The aurora lights a brown dwarf

Dr Stuart Littlefair of the University of Sheffield and co-author of the study, said it was the first confirmed citing of this spectacular phenomenon. Astronomers refer to brown dwarfs as “failed stars,” meaning they are bigger than a planet but too small to become a star. But the latest discovery indicates that brown dwarfs are more similar to planets than stars. Dr Littlefair said it’s time we think of brown dwarfs as “beefed-up planets” instead of failed stars.

We already know that brown dwarfs have cloudy atmospheres like planets. And the new study shows that they also host “powerful auroras.” Findings of the study were published in the journal Nature.
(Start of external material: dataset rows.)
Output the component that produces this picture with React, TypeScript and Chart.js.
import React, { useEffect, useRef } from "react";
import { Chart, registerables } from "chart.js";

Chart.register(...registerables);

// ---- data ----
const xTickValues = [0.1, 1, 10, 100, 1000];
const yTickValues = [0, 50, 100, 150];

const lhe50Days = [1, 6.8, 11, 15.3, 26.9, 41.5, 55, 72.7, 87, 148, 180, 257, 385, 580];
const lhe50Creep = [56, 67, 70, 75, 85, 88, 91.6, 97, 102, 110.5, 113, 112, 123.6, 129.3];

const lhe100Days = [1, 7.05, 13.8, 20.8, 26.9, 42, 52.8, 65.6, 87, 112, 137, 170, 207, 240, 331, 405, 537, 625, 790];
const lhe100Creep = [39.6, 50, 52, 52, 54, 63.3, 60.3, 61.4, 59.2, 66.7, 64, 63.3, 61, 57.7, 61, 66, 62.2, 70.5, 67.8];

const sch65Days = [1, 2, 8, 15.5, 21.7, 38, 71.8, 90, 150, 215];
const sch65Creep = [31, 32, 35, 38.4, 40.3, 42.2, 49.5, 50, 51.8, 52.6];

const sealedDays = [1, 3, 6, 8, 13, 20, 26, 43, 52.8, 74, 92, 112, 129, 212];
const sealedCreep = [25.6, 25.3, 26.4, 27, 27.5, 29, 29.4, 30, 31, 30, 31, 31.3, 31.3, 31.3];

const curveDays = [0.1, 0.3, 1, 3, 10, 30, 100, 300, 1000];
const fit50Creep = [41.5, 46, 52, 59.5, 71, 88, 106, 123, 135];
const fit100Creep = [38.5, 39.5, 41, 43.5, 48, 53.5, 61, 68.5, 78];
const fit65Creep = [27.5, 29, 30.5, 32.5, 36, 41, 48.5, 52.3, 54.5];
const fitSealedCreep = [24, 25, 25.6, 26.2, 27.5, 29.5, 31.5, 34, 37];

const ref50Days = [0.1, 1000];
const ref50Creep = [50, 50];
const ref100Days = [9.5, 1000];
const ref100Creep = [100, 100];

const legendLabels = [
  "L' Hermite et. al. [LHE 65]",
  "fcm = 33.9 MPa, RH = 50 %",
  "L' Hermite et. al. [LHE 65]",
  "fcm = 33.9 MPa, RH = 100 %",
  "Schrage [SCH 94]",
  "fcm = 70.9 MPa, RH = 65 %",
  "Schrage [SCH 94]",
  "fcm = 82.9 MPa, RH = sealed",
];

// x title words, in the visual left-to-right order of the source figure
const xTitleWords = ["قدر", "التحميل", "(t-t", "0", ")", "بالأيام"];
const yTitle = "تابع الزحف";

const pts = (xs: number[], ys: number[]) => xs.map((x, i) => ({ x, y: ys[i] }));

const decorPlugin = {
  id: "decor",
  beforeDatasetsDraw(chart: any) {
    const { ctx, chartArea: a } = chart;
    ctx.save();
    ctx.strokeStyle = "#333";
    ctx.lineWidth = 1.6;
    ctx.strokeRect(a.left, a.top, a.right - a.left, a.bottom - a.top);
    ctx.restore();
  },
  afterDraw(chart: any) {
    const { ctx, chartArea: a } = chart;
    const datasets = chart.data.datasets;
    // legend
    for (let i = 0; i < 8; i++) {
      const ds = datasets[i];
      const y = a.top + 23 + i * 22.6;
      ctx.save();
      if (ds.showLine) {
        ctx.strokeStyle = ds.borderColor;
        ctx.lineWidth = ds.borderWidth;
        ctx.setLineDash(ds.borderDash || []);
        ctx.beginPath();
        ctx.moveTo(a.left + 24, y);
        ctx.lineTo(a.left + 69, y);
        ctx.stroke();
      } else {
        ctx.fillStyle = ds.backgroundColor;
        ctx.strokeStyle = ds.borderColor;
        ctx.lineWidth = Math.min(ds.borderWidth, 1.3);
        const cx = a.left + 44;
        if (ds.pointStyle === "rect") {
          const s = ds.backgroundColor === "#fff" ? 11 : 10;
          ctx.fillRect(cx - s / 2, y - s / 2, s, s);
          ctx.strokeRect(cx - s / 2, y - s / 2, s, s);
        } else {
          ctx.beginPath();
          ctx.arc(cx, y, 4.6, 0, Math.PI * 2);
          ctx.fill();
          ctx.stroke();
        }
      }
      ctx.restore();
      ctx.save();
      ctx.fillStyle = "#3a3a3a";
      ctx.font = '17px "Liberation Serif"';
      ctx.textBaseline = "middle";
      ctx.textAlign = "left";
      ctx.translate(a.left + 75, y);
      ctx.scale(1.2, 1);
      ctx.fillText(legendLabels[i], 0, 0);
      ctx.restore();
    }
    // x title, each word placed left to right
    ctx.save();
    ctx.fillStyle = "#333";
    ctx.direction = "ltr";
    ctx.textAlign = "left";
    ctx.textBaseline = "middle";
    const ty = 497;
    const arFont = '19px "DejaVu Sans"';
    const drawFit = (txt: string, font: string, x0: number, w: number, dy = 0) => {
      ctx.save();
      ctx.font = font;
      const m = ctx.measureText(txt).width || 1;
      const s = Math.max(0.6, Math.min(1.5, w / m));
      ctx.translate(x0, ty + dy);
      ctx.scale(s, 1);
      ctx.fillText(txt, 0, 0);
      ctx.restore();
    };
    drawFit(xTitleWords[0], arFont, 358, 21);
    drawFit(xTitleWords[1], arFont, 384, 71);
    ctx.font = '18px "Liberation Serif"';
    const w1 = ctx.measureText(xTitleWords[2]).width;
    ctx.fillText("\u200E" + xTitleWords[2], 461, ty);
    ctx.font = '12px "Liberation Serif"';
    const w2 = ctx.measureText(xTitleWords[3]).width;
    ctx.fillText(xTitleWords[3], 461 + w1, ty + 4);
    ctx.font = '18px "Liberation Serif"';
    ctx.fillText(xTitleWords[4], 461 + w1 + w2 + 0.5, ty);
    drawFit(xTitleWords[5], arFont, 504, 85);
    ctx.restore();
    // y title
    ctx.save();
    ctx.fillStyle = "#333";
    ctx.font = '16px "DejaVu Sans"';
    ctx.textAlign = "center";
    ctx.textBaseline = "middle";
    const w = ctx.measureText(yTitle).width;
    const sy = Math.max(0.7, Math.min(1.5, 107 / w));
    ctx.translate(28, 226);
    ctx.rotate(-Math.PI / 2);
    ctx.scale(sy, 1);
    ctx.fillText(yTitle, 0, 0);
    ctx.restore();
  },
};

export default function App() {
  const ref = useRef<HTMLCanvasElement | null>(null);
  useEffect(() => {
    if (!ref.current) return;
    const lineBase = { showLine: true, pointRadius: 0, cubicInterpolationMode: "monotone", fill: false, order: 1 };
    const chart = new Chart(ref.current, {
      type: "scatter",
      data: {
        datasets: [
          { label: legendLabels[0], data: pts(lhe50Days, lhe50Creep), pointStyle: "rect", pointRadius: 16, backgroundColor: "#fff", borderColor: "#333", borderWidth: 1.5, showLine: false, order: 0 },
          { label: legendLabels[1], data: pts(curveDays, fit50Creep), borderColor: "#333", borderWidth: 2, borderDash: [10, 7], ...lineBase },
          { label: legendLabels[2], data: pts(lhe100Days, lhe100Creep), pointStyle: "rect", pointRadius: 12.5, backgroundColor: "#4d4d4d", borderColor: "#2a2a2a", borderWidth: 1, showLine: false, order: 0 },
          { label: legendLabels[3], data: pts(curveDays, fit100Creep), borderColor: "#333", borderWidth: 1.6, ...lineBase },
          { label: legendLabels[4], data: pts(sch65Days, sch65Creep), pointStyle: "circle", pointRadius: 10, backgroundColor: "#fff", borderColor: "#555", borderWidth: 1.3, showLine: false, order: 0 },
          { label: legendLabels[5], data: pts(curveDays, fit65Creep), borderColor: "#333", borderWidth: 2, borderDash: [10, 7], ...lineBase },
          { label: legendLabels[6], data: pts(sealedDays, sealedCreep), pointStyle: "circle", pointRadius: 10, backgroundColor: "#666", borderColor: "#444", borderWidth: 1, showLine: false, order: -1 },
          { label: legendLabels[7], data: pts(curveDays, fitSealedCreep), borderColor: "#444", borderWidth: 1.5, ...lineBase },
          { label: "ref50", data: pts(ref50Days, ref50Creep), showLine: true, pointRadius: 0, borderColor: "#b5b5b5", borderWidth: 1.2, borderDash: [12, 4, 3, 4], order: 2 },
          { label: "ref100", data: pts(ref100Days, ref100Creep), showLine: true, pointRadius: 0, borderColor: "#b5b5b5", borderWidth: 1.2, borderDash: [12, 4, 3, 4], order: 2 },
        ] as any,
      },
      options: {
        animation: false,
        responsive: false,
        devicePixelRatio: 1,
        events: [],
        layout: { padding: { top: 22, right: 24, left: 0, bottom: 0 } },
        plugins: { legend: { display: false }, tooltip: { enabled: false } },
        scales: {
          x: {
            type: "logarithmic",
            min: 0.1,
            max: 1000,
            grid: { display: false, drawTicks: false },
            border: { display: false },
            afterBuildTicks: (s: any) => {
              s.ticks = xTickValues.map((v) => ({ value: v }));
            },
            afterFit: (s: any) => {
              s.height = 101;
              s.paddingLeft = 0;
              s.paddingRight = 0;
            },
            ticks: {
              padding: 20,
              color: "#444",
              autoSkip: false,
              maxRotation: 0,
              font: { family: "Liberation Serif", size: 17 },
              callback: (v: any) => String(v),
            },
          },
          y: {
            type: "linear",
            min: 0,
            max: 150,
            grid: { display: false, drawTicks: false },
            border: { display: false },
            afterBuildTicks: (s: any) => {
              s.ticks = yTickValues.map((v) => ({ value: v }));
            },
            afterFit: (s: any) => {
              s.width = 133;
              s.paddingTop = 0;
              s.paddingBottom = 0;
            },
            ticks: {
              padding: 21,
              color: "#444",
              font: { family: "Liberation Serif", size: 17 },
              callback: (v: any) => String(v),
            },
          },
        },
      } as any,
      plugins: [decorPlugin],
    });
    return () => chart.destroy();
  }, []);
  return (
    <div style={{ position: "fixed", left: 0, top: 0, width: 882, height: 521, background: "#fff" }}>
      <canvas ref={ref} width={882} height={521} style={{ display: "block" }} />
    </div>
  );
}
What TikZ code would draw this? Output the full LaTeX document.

Scientists said the aurora light display was more red than green in color. Dr Gregg Hallinan of the California Institute of Technology said brown dwarfs don’t resemble stars in terms of magnetic gravity either.

Why is it more red than green?

The light display was detected around the brown dwarf LSR J1835 located in the constellation Lyra. Using optical and radio telescopes, astronomers observed the object as it quickly rotated, and studied how the light changed. The brown dwarf’s aurora is red in color because the charged particles that enter its magnetic field interact with hydrogen in the atmosphere. In contrast, our planet’s aurora has a greenish glow because charged particles from the Sun interact with oxygen atoms.

The dazzling display of auroras can appear around all the planets in our solar system.